I think this is the week when I knew Gargantia was truly special, and that’s because it’s this this episode that’s seen fan reaction started to splinter about the series. It’s been obvious since the beginning that Gen was using this series as a chance to offer his own take on some classic mecha anime concerns: the child soldier system most obvious among them. But what this episode proved is that Gargantia is also a disdainful thumb-in-the-eye to the usual simplistic anime approach of destroy the enemy before he destroys you. Other mecha series (even the sometimes-but-not-always-justifiably ridiculed Gundam AGE) have of course tackled that issue before, but generally lacked the literary and intellectual chops to cut to the core of the matter the way Gen is doing with Gargantia.
We started the see the divide in the audience with the conclusion of last week’s episode, which saw Ledo annihilate the attacking pirate fleet. Many saw that as a straightforward GAR moment, while others realized Gen was setting up a conflict but saw no problem with Ledo’s actions. The shit hit the fan big-time this week, both on-screen and off. As always seemed likely the leaders of Gargantia were horrified at what Ledo did – not just because of the loss of life, but because of purely practical concerns. With their fleet annihilated, the pirates would surely come looking for revenge – as indeed they did. As Bellows (Itou Shizuka, who really had a breakout episode) explains to the puzzled Ledo, “The drawn weapons themselves are a type of negotiation.” The essence is this – the fleets like Gargantia and the pirates are the residents of Earth, and even if they don’t play by the same rules they have to co-exist in order to survive. Ledo is an outsider, a visitor at best and an intruder at worst. He’s not likely the one who’s going to feel the full brunt of consequences for whatever he does.
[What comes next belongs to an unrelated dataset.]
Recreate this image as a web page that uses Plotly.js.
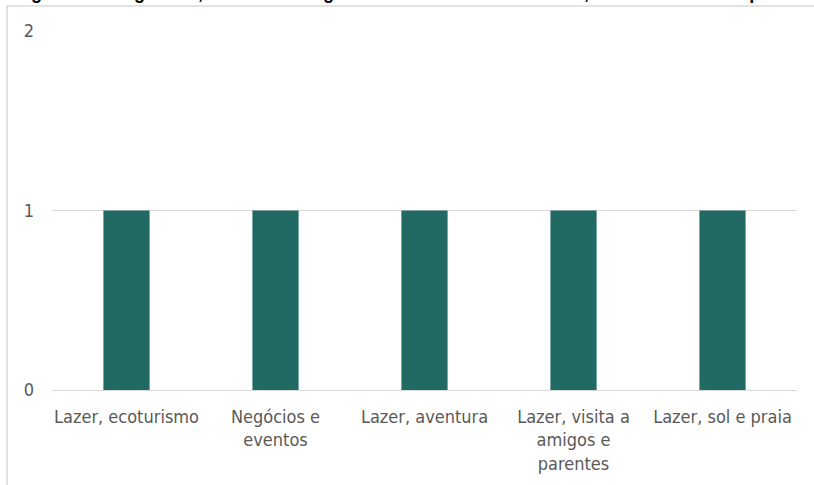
<!DOCTYPE html>
<html>
<head>
<meta charset="utf-8">
<script src="https://cdn.plot.ly/plotly-3.0.1.min.js"></script>
<style>
html,body{margin:0;padding:0;background:#fff;}
#chart{width:814px;height:485px;}
</style>
</head>
<body>
<div id="chart"></div>
<script>
const categories = ["Lazer, ecoturismo", "Negócios e<br>eventos", "Lazer, aventura", "Lazer, visita a<br>amigos e<br>parentes", "Lazer, sol e praia"];
const values = [1, 1, 1, 1, 1];
const yTicks = [0, 1, 2];
const titleText = "Figura 8 – Pergunta 8, motivo da viagem ao destino fora do estado, em número de respostas";

const font = "'DejaVu Sans Condensed', 'Liberation Sans Narrow', Arial, sans-serif";

const trace = {
  type: "bar",
  x: categories,
  y: values,
  marker: {color: "#216963"},
  width: 0.31,
  hoverinfo: "skip"
};

const layout = {
  width: 814,
  height: 485,
  margin: {l: 52, r: 17, t: 31, b: 95, pad: 0},
  paper_bgcolor: "#ffffff",
  plot_bgcolor: "#ffffff",
  showlegend: false,
  font: {family: font, size: 18, color: "#595959"},
  xaxis: {
    type: "category",
    showgrid: false,
    showline: false,
    zeroline: false,
    ticks: "",
    tickfont: {family: font, size: 18, color: "#595959"},
    ticklabelstandoff: 14,
    fixedrange: true
  },
  yaxis: {
    range: [0, 2],
    tickvals: yTicks,
    ticktext: yTicks.map(String),
    showgrid: true,
    gridcolor: "#d9d9d9",
    gridwidth: 1,
    zeroline: true,
    zerolinecolor: "#d9d9d9",
    zerolinewidth: 1,
    showline: false,
    ticks: "",
    ticklabelstandoff: 17,
    tickfont: {family: font, size: 18, color: "#595959"},
    fixedrange: true
  },
  shapes: [{
    type: "rect",
    xref: "paper", yref: "paper",
    x0: -0.0604, x1: 1.5,
    y0: -0.5, y1: 1.0696,
    line: {color: "#d9d9d9", width: 1.5},
    fillcolor: "rgba(0,0,0,0)",
    layer: "below"
  }],
  annotations: [{
    text: "<b>" + titleText + "</b>",
    xref: "paper", yref: "paper",
    x: -0.052, y: 1.072,
    xanchor: "left", yanchor: "bottom",
    showarrow: false,
    font: {family: "'Liberation Sans', Arial, sans-serif", size: 18, color: "#000000"}
  }]
};

Plotly.newPlot("chart", [trace], layout, {displayModeBar: false, staticPlot: true});
</script>
</body>
</html>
The bottom line: war is messy, and there aren’t always neat answers. No revelation there of course, but Gargantia is presenting the problem in a believable and compelling way. Ledo isn’t at fault for what he did – he acted as any military man from his civilization would. They’ve been taught that the only good enemy is a dead one, and he made a lot of dead enemies. What this highlights is the huge gap between Ledo and his hosts both in terms of technology and perspective. Some are decrying their attitude as hypocritical – they don’t want Ledo to kill unnecessarily, but they also openly consider handing him over to the pirates as blood payment for what he’s done. I don’t see the hypocrisy here because neither Bellows or anyone else suggested that the Gargantians (Gargantuites?) are pacifists – they’re certainly not. They’re merely doing what they have to do to survive in a world where survival is tenuous (“Give the fresh water to the one who catches the fish” exemplifies the necessarily practical nature of their viewpoint) and the tenuous nature of that existence has given them an impulse not to take any life unnecessarily, even that of an enemy.
One of the messages here, no doubt, is that life is full of contradictions and moral compromises we’re often not even aware we’re making. Ledo himself thinks nothing of wiping out a fleet of pirates he knows are human, but is repulsed at the notion that the Earthers kill animals for food and keep making him eat their carcasses (and what’s with a carnivorous squirrel?). When the full fleet of pirates comes on a revenge attack under the leadership of their lusty and busty Captain Lacage (Tsunematsu Ayumi) the full breadth of the dilemma becomes clear. There’s a delicate negotiation over what to do next, within the human community and then with Ledo, which results in him being asked to defend the fleet without taking any lives unnecessarily. Well, just ask the troops who fought in Iraq just how hideously difficult that is, and not even Ledo’s huge advantage in firepower makes this an easy task. Lecage is a smart and well-weaponed enemy (in more ways than one), and under any reality she could reasonably have expected she’d have won easily. As it was she managed to inflict damage and casualties on the “allied” (Chamber’s term) side before Ledo was able to put an end to the battle.
That was an ugly battle, too, with Ledo fighting with one hand tied behind his back at the request of the Earthers, putting his own safety at risk – though more so the safety of those he was protecting – to avoid superfluous bloodshed. Was it ideal? No, certainly not – but was it the wrong approach? Many viewers are hooting and hollering that it was a preposterous mistake, but I’m not sure there was a better course. This is a dilemma often faced when superpowers intervene militarily in conflicts between less-powerful forces – to some extent they can keep a lid on the powder keg as long as they’re present. But Ledo is going to leave one day, and the Gargantia will have to deal with the repercussions of whatever he does. Just how many would he have to kill to prevent reprisals in the future? How preemptive does he have to be? As is so often the case Gen may be better at asking the questions than offering answers (we’ll see) but if so, in this instance I think he has a pretty darn good excuse since there are no good answers.
I might quibble with some small things here: given how beautiful Gargantia’s backgrounds and cel animation are (for example, the gorgeous starscapes visible on a planet with virtually no artificial light sources and no land), I wish it relied less on middling CGI than it does. Some of the choices with character design (see Lecage and her half-naked slave-girl concubine lieutenants) are a bit too pandery for my tastes. But on balance they’re meager flaws – this is a series that both delivers up a terrific plot and characters who behave recognizably and believably in fantastical situations. I’m always on-edge to see where the story will go next, and this week is no exception: with the reveal that Ridgett (Ohara Sayaka) is the daughter of the former leader “Chevron”, it seems likely that the old Fleet Commander will give way to her (most likely through a heroic death) soon enough. The alliance between Ledo and the Gargantia is a tenuous one – and Ridgett gets right to the key question: if Ledo can do that to the pirates, can’t he also do that to us? This series presents a scenario that’s overflowing with possibility, and that’s one of many reasons why it’s such a joy to watch.